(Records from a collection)

######

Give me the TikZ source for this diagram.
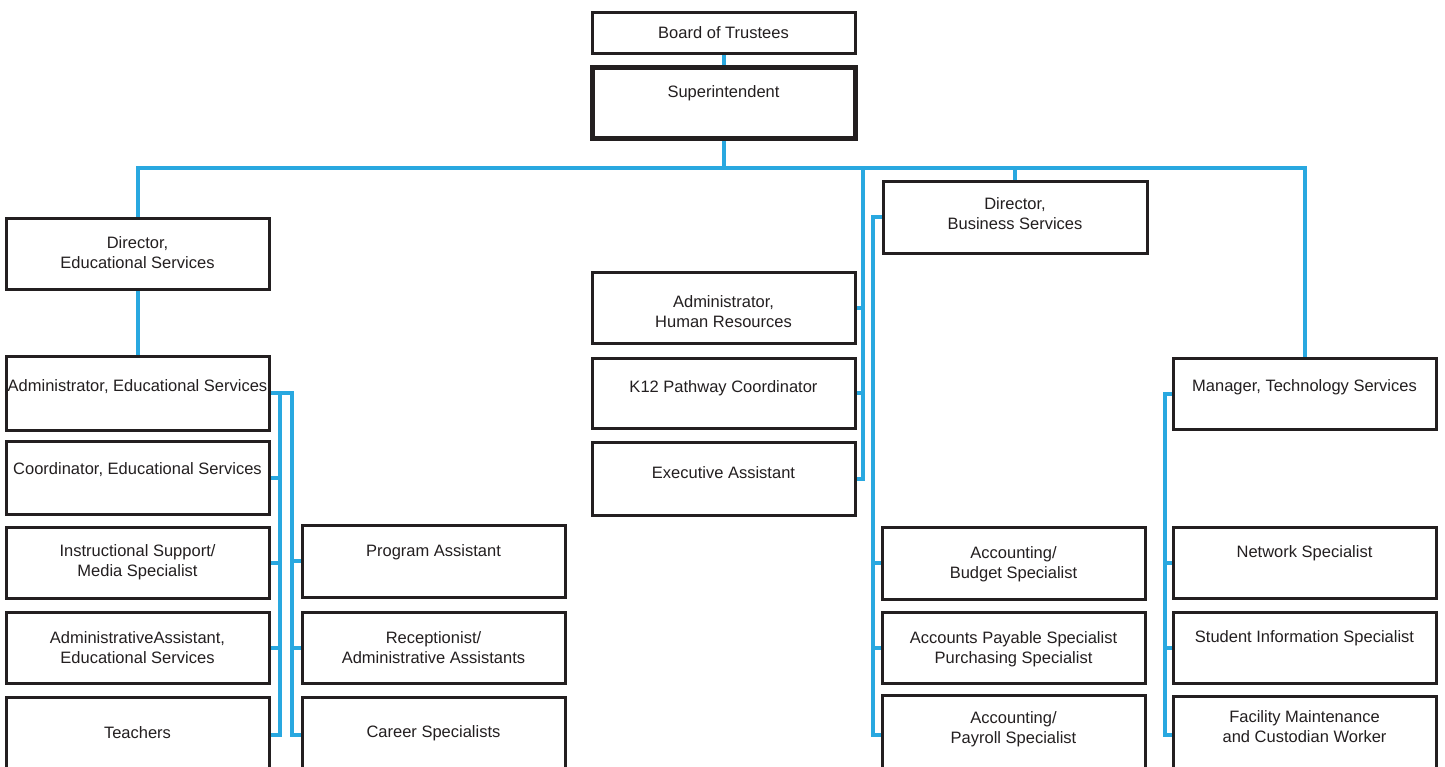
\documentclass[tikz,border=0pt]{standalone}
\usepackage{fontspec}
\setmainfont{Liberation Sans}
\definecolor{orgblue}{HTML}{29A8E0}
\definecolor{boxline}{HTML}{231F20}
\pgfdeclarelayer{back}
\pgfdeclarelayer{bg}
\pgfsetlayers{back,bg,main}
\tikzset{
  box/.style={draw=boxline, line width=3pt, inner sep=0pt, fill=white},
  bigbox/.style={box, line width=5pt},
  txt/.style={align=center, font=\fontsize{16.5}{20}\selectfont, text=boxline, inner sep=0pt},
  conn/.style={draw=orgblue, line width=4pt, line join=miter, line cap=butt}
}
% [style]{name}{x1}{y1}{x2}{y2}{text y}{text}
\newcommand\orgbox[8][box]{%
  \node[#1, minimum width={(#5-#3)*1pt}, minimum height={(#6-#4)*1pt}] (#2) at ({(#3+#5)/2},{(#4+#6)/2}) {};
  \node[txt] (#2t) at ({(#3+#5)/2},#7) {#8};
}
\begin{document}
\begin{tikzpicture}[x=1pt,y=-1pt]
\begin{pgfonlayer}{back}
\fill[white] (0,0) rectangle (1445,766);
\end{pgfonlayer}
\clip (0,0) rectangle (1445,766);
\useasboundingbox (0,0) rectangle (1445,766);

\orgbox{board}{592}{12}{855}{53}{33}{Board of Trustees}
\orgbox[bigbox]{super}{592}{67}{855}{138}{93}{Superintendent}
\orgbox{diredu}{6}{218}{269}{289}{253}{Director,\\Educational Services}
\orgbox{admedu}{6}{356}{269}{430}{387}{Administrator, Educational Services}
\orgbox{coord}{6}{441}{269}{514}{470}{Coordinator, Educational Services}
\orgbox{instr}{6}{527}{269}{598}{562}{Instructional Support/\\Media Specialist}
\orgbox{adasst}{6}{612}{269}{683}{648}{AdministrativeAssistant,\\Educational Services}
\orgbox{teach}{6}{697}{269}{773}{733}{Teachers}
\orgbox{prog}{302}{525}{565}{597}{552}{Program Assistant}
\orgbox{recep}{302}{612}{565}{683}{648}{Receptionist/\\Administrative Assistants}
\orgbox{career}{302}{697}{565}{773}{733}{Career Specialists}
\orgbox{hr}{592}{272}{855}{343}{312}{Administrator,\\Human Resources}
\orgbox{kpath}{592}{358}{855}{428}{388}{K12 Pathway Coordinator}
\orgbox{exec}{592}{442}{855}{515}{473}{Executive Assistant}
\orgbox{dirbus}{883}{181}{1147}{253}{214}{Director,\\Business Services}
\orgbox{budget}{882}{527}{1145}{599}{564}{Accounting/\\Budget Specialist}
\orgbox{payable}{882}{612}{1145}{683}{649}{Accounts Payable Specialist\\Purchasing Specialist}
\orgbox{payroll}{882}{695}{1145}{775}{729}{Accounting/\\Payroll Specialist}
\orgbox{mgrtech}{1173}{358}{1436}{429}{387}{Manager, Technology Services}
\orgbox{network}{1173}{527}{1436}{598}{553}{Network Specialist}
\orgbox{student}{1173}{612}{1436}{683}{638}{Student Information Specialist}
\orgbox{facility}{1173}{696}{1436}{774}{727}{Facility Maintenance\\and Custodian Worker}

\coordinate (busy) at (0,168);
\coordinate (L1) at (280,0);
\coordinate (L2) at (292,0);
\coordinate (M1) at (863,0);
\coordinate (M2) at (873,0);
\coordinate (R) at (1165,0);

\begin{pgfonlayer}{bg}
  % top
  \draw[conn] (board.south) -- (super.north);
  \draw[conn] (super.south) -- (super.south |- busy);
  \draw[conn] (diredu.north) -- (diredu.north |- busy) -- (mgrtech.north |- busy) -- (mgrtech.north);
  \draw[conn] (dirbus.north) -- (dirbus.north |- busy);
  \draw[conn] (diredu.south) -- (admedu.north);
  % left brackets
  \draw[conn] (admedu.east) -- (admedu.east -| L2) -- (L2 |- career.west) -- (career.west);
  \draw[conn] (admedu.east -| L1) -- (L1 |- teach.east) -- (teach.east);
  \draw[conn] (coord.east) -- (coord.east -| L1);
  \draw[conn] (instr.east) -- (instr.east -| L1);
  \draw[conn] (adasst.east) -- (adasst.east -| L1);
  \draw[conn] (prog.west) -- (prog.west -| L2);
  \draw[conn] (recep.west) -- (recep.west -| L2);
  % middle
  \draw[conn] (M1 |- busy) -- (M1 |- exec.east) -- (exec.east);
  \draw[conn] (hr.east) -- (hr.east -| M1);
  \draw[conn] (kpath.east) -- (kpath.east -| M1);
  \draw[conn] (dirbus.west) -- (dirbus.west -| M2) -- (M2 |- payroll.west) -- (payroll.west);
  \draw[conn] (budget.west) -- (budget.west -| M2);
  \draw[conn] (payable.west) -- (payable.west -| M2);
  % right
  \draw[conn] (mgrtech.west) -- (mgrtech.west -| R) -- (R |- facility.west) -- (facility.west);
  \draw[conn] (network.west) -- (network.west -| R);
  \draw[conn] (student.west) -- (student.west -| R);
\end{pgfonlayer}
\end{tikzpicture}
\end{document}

######

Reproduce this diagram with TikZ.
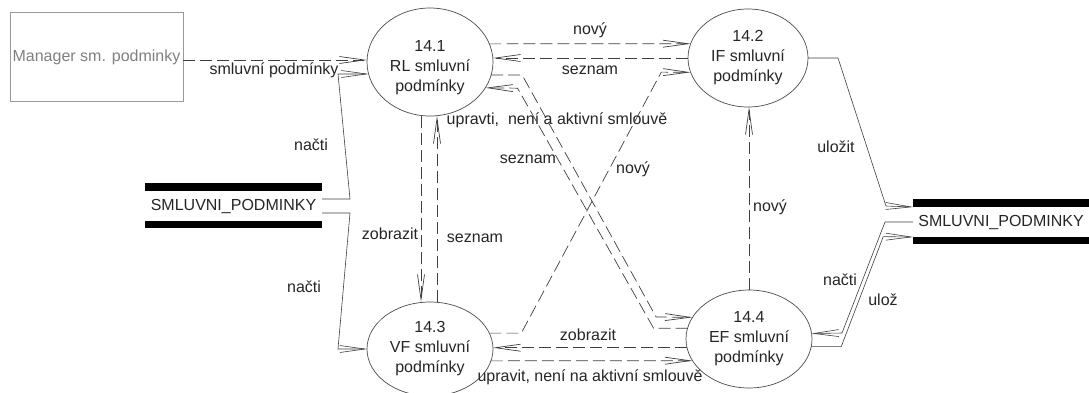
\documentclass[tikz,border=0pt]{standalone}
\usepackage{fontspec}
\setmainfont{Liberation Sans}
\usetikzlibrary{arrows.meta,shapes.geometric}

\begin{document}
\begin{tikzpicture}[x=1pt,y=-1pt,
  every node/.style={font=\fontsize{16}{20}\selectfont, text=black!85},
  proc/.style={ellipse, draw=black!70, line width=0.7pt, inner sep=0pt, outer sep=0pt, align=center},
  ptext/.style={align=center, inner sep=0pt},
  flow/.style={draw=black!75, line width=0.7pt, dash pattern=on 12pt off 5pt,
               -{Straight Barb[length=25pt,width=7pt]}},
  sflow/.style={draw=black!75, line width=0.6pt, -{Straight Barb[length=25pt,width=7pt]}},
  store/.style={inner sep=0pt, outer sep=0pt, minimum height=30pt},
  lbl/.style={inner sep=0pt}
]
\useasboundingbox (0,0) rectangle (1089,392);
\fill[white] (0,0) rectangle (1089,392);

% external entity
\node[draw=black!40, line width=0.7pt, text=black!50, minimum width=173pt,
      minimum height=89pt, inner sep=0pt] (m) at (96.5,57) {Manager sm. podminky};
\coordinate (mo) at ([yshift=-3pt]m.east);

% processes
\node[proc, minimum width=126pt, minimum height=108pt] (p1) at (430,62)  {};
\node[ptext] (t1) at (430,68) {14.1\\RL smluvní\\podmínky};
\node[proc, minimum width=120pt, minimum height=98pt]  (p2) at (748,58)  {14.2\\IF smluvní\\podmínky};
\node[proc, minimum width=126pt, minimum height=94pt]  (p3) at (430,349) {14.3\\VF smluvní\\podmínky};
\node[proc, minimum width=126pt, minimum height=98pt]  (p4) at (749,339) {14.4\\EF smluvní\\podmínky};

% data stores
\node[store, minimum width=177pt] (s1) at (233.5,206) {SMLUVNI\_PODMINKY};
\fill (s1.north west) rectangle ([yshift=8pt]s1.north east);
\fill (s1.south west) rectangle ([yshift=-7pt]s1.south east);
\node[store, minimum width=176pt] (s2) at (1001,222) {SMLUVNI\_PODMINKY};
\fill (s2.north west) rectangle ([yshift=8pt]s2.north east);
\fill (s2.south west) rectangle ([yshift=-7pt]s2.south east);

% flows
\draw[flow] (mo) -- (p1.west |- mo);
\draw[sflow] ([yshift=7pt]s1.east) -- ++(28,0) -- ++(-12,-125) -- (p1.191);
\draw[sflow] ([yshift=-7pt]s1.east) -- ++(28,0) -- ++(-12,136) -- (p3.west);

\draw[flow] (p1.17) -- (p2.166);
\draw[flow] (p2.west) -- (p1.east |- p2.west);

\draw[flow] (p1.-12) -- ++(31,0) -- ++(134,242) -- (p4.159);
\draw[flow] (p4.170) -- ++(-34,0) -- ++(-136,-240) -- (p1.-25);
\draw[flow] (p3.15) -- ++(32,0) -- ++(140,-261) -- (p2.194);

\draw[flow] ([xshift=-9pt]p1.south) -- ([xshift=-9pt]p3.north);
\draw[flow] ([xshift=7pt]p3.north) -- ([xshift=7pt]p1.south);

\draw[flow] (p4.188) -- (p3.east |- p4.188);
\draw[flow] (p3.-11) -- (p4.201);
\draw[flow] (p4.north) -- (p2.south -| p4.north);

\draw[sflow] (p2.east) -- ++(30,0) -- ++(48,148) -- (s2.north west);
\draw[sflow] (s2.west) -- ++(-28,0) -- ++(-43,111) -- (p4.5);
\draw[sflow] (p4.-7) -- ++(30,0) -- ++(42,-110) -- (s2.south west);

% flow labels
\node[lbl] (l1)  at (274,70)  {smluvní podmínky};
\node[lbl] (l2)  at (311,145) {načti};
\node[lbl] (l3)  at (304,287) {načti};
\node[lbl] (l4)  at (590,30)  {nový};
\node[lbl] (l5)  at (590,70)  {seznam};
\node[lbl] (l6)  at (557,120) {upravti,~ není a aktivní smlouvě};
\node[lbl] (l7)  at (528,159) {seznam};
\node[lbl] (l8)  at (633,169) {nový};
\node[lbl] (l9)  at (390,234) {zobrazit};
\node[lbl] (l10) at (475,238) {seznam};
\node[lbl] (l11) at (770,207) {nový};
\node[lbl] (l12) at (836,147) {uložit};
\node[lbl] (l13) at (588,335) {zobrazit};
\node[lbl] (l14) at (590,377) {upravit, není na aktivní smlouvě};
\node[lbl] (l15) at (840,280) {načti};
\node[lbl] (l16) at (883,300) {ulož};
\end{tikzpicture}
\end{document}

######

=== WORK INSTRUCTIONS ===
Do not include pictures. Give again exactly the lines starting at the one with "Reproduce this diagram with TikZ." and ending at the one with "(mo) at ([yshift=-3pt]m.east);", both included.

=== EXERCISE RESULT ===
Reproduce this diagram with TikZ.
\documentclass[tikz,border=0pt]{standalone}
\usepackage{fontspec}
\setmainfont{Liberation Sans}
\usetikzlibrary{arrows.meta,shapes.geometric}

\begin{document}
\begin{tikzpicture}[x=1pt,y=-1pt,
  every node/.style={font=\fontsize{16}{20}\selectfont, text=black!85},
  proc/.style={ellipse, draw=black!70, line width=0.7pt, inner sep=0pt, outer sep=0pt, align=center},
  ptext/.style={align=center, inner sep=0pt},
  flow/.style={draw=black!75, line width=0.7pt, dash pattern=on 12pt off 5pt,
               -{Straight Barb[length=25pt,width=7pt]}},
  sflow/.style={draw=black!75, line width=0.6pt, -{Straight Barb[length=25pt,width=7pt]}},
  store/.style={inner sep=0pt, outer sep=0pt, minimum height=30pt},
  lbl/.style={inner sep=0pt}
]
\useasboundingbox (0,0) rectangle (1089,392);
\fill[white] (0,0) rectangle (1089,392);

% external entity
\node[draw=black!40, line width=0.7pt, text=black!50, minimum width=173pt,
      minimum height=89pt, inner sep=0pt] (m) at (96.5,57) {Manager sm. podminky};
\coordinate (mo) at ([yshift=-3pt]m.east);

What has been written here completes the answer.